Isabella Bird was an Englishwoman who penned this tale through several letters to her sister during her 1873 travels back from the Hawaiian Islands through San Francisco to Sacramento (“very repulsive city”) to Lake Tahoe and Truckee (strange retelling of the Donner Party wherein only 2 of the party die), through Utah, Cheyenne, finally to the Rocky Mountains in Colorado. She arrives in the full heat of September, black flies and bugs aplenty. From Fort Collins she hires a buggy driven “by a profoundly melancholy young man” who got lost several times but finally deposited her in a canyon at the house of Mr. Chalmers whose hard and sad-looking wife said they would take her for five dollars a week if she’d make herself agreeable. Bird decides to stay on in the wretched accommodations – an unfinished cabin in which a fox or skunk intrudes at night, snakes, sleeping on the floor.
This is “a life in which nothing happens.” When the buggy disappeared, I felt as if I had cut the bridge behind me. I sat down and knitted for some time – my usual resource under discouraging circumstances. I really did not know how I should get on. There was no table, no bed, no basin, no towel, no glass, no window, no fastening on the door. The roof was in holes, the logs were unchinked, and one end of the cabin was partially removed! Life was reduced to its simplest elements.
Somehow she escapes from the Chalmers after a failed attempt to lead her to Estes Park despite Chalmers bragging that he could lead her there blindfolded. She buys a horse from him and makes it to Estes Park from Longmount with the help of two young men headed that way. Her first encounter with the desperado “Mountain Jim” has him retelling the recent exploit where a grizzly bear ripped his eye out. She finds him a decent man, treats him with as much respect as he treats her, and he leads her up to Long’s Peak and various other spots throughout the park. The accommodations aren’t much better in Estes Park, as winter sets in snow covers her bed frequently, the men hold her ink pot near the fire so it doesn’t freeze, food becomes scarce. A “shallow, arrogant youth” appears at their doorstep and greedily consumes more than his share of the rations – although there is a funny story about her mistakenly using cayenne pepper instead of ginger in a cake that the boy eats in the middle of the night – choking, coughing, groaning. It’s so cold that eggs have to be kept on the coolest part of the stove to keep them fluid, a few of the calves freeze to death. On the verge of catching cold, the men suggest a trapper’s remedy of hot water with a pinch of cayenne pepper – “a rapid cure.”
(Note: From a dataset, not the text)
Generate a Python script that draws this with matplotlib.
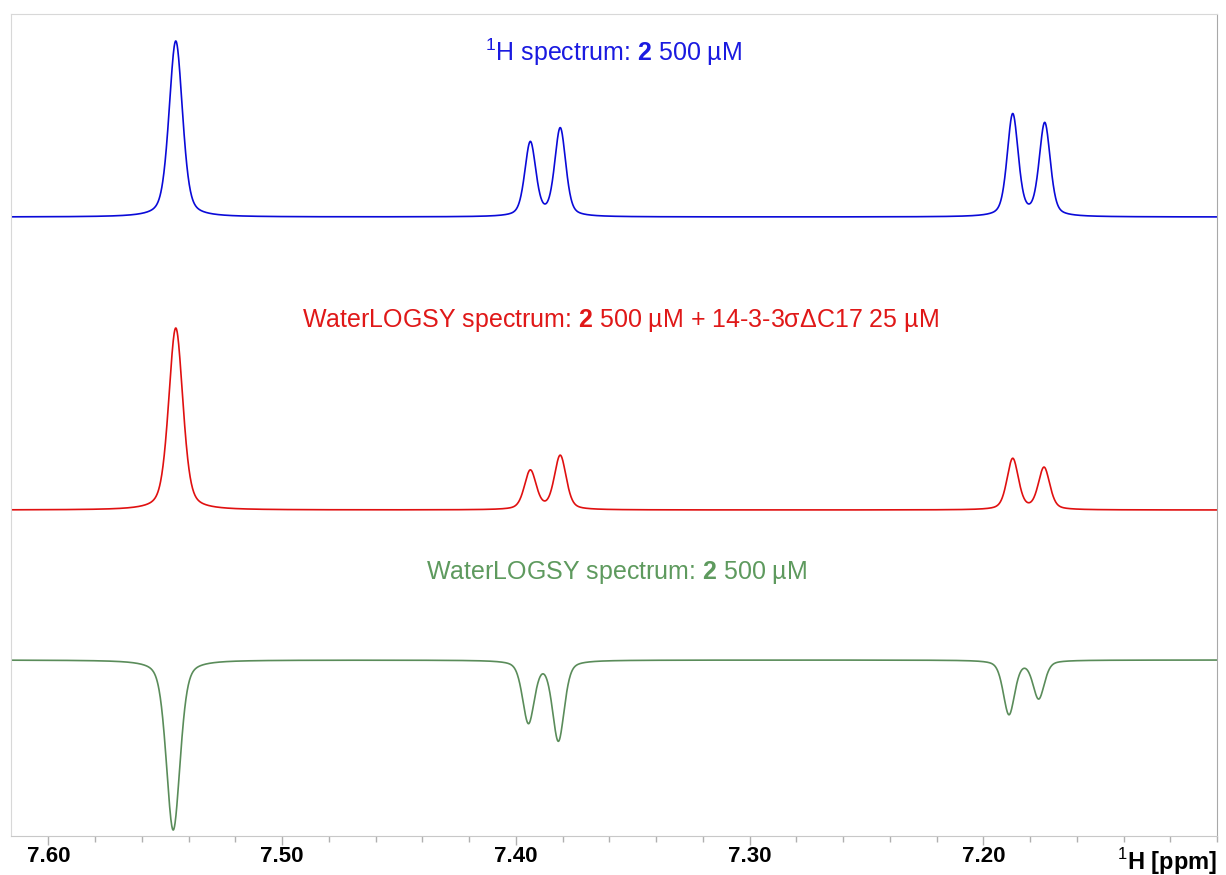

She’s pretty much a bad ass, riding 600 miles alone through intensely wintery and snowy conditions, managing to survive in sub-zero temperatures, helping rustle up the cattle along with the dudes. There are hints that she loves Jim, but ultimately she leaves him and he’s killed a few months later by another of the men.
In our sunless, misty climate you do not know the influence which persistent fine weather exercises on the spirits. I have been ten months in almost perpetual sunshine, and now a single cloudy day makes me feel quite depressed.